A ese respecto, no cabe duda de que en Rusia todavía persisten los rezagos del autoritarismo zarista. Aunque, a decir verdad, tampoco quedaba de otra, pues dadas las particulares condiciones del país: su violentísima historia, lo vasto de su geografía, las peligrosas relaciones con sus vecinos y un largo etcétera; o Rusia desembocaba en un autoritarismo de corte absolutista o lo hacía en uno de corte conservador, un régimen liberal necesariamente hubiese sido catastrófico ya que el mismo acabaría implosionando al país en diferentes partes, prueba de ello fue el dramático caso de los últimos años de la extinta Unión Soviética en los que ni siquiera se aplicó un plan liberal sino una mera apertura liberalizadora.
De ahí que los veinte años de Putin en el poder podrían ser calificados como los de un conservadurismo populista donde el mandatario además de mantener cerca a las clases más privilegiadas del medio, (empresarios, militares, clero y aristócratas), participaba en una relación directa con el pueblo, especialmente con las clases medias urbanas que son las que a fin de cuentas salen a protestar cuando las cosas empiezan a ir mal. Situación que, por otro lado, se ha vuelto recurrente dada la baja en los precios de petróleo que explicaban buena parte de la bonanza económica de Rusia de los últimos años.

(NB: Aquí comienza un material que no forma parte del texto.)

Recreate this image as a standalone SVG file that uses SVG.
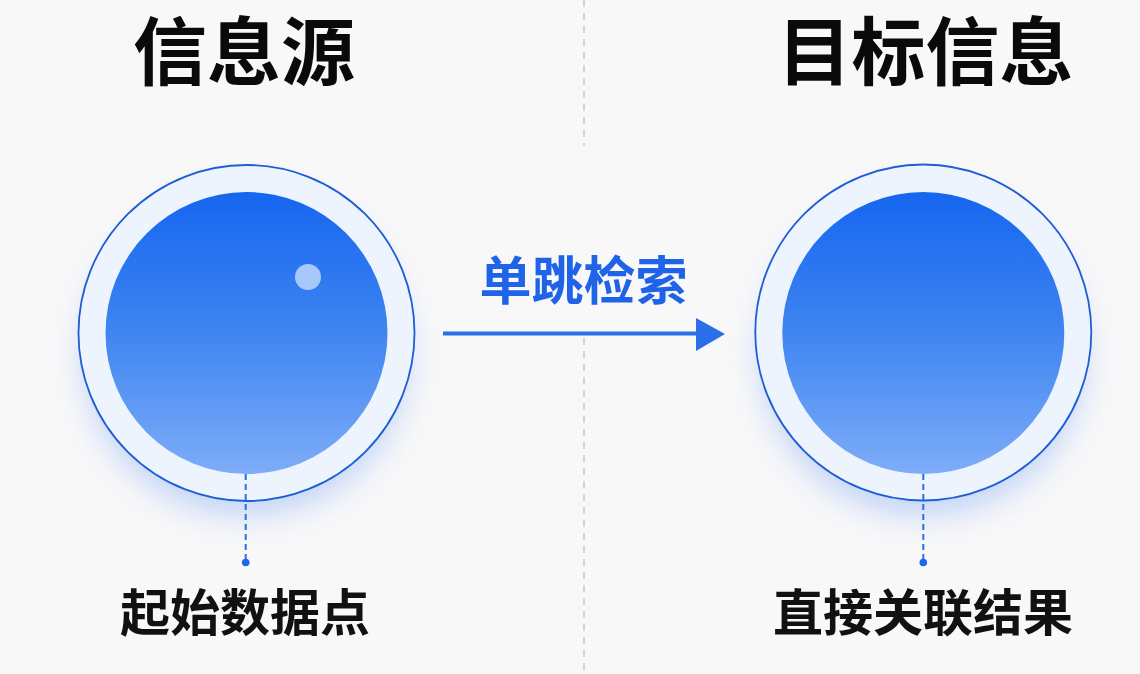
<svg xmlns="http://www.w3.org/2000/svg" width="1140" height="674" viewBox="0 0 1140 674">
  <defs>
    <linearGradient id="core" x1="0" y1="0" x2="0" y2="1">
      <stop offset="0" stop-color="#1566f0"/>
      <stop offset="0.5" stop-color="#3f85f1"/>
      <stop offset="1" stop-color="#7eadf8"/>
    </linearGradient>
    <filter id="glow" x="-30%" y="-30%" width="160%" height="170%">
      <feGaussianBlur stdDeviation="16"/>
    </filter>
    <style>
      .title { font-family: "Noto Sans CJK SC", "Noto Sans", sans-serif; font-weight: 700; font-size: 74px; fill: #0a0a0a; text-anchor: middle; }
      .label { font-family: "Noto Sans CJK SC", "Noto Sans", sans-serif; font-weight: 700; font-size: 50px; fill: #111111; text-anchor: middle; }
      .edge-label { font-family: "Noto Sans CJK SC", "Noto Sans", sans-serif; font-weight: 700; font-size: 52px; fill: #1f63e8; text-anchor: middle; }
      .ring { fill: #eef4fd; stroke: #1d5ed4; stroke-width: 1.8; }
      .core { fill: url(#core); }
      .halo { fill: #5a8ef0; opacity: 0.35; }
      .lead { stroke: #2d6fe0; stroke-width: 2; stroke-dasharray: 6 4; fill: none; }
      .pin { fill: #1f66ea; }
      .divider { stroke: #c8d5e8; stroke-width: 2; stroke-dasharray: 7 6; fill: none; }
    </style>
  </defs>

  <rect x="0" y="0" width="1140" height="674" fill="#f8f8f9"/>

  <g id="divider">
    <line class="divider" x1="584" y1="0" x2="584" y2="146"/>
    <line class="divider" x1="584" y1="338" x2="584" y2="674"/>
  </g>

  <g id="node-source">
    <text class="title" x="244" y="79">信息源</text>
    <ellipse class="halo" cx="246" cy="355" rx="162" ry="160" filter="url(#glow)"/>
    <circle class="ring" cx="246.5" cy="333" r="168"/>
    <circle class="core" cx="246.5" cy="333" r="141"/>
    <circle cx="308" cy="277" r="13" fill="#a9c8fa"/>
    <line class="lead" x1="245.7" y1="474" x2="245.7" y2="560"/>
    <circle class="pin" cx="245.7" cy="562.5" r="3.8"/>
    <text class="label" x="245" y="631">起始数据点</text>
  </g>

  <g id="node-target">
    <text class="title" x="925.5" y="79">目标信息</text>
    <ellipse class="halo" cx="923" cy="355" rx="162" ry="160" filter="url(#glow)"/>
    <circle class="ring" cx="923.3" cy="332.5" r="168"/>
    <circle class="core" cx="923.3" cy="333" r="141"/>
    <line class="lead" x1="923.3" y1="474" x2="923.3" y2="560"/>
    <circle class="pin" cx="923.3" cy="562.5" r="3.8"/>
    <text class="label" x="923" y="631">直接关联结果</text>
  </g>

  <g id="connectors">
    <line x1="443" y1="333.5" x2="698" y2="333.5" stroke="#2a6ee8" stroke-width="4"/>
    <polygon points="696,318 725,334 696,351" fill="#2a6ee8"/>
    <text class="edge-label" x="583.5" y="300">单跳检索</text>
  </g>
</svg>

Por ello no sorprende en lo absoluto el precario margen para el disenso que tanto se acusa al régimen ruso. La prioridad para Putin, pareciese ser, el mejor funcionamiento del Estado, y si para ello tiene que reprimir al pueblo, con violencia inclusive, lo hará. Y es que, una vez más, Rusia no es una democracia plena y todo parece indicar que tampoco tiene la voluntad de convertirse en una. Sí existe el interés de conducir el régimen hacia cauces más democráticos, sea esto por un viejo anhelo de asemejarse al resto de sus pares europeos o, simplemente, a un ejercicio de realpolitik que aspira a legitimar el poder dentro y fuera de sus fronteras. Lo que no existe son las condiciones para que un viejo imperio, tan extenso como para alcanzar dos continentes, se transformé de un día para otro en algo que muy pocos llevan dignamente. El ideal del pueblo autodeterminándose queda todavía lejos de Rusia como también de buena parte de las democracias formales del globo.
Cualquiera sea el caso, en lo que le queda de mandato constitucional, Putin, de seguro buscará dos cosas: remontar a su país del inmovilismo económico en el que se encuentra, valiéndose de su posición internacional; y, crear las condiciones para una sucesión exitosa que brinde sostenibilidad al proyectó que emprendió veinte años atrás. Lealtad y ambición serán los criterios que en su momento empleará para medir las aptitudes del siguiente al mando.
Puede que para esto último requiera más tiempo del que ya tiene, pero eventualmente lo hará; la tan mentada “eternalización” es imposible, ningún ser humano podría con tanta responsabilidad por tantísimo tiempo, y Putin, por más que se quiera crear un mito en torno a su figura, no es más que eso, alguien que vive, sangra y envejece. O, como se diría en The Economist, existe el consuelo de que los eternos gobernantes no viven para siempre. Sería pues una gran pena que veinte años de gobierno, con sus logros y fracasos, se vean empañados por un delirio inalcanzable, y creo que Putin está al tanto de aquello. La respuesta a lo que vendrá está tan solo a la vuelta de la esquina.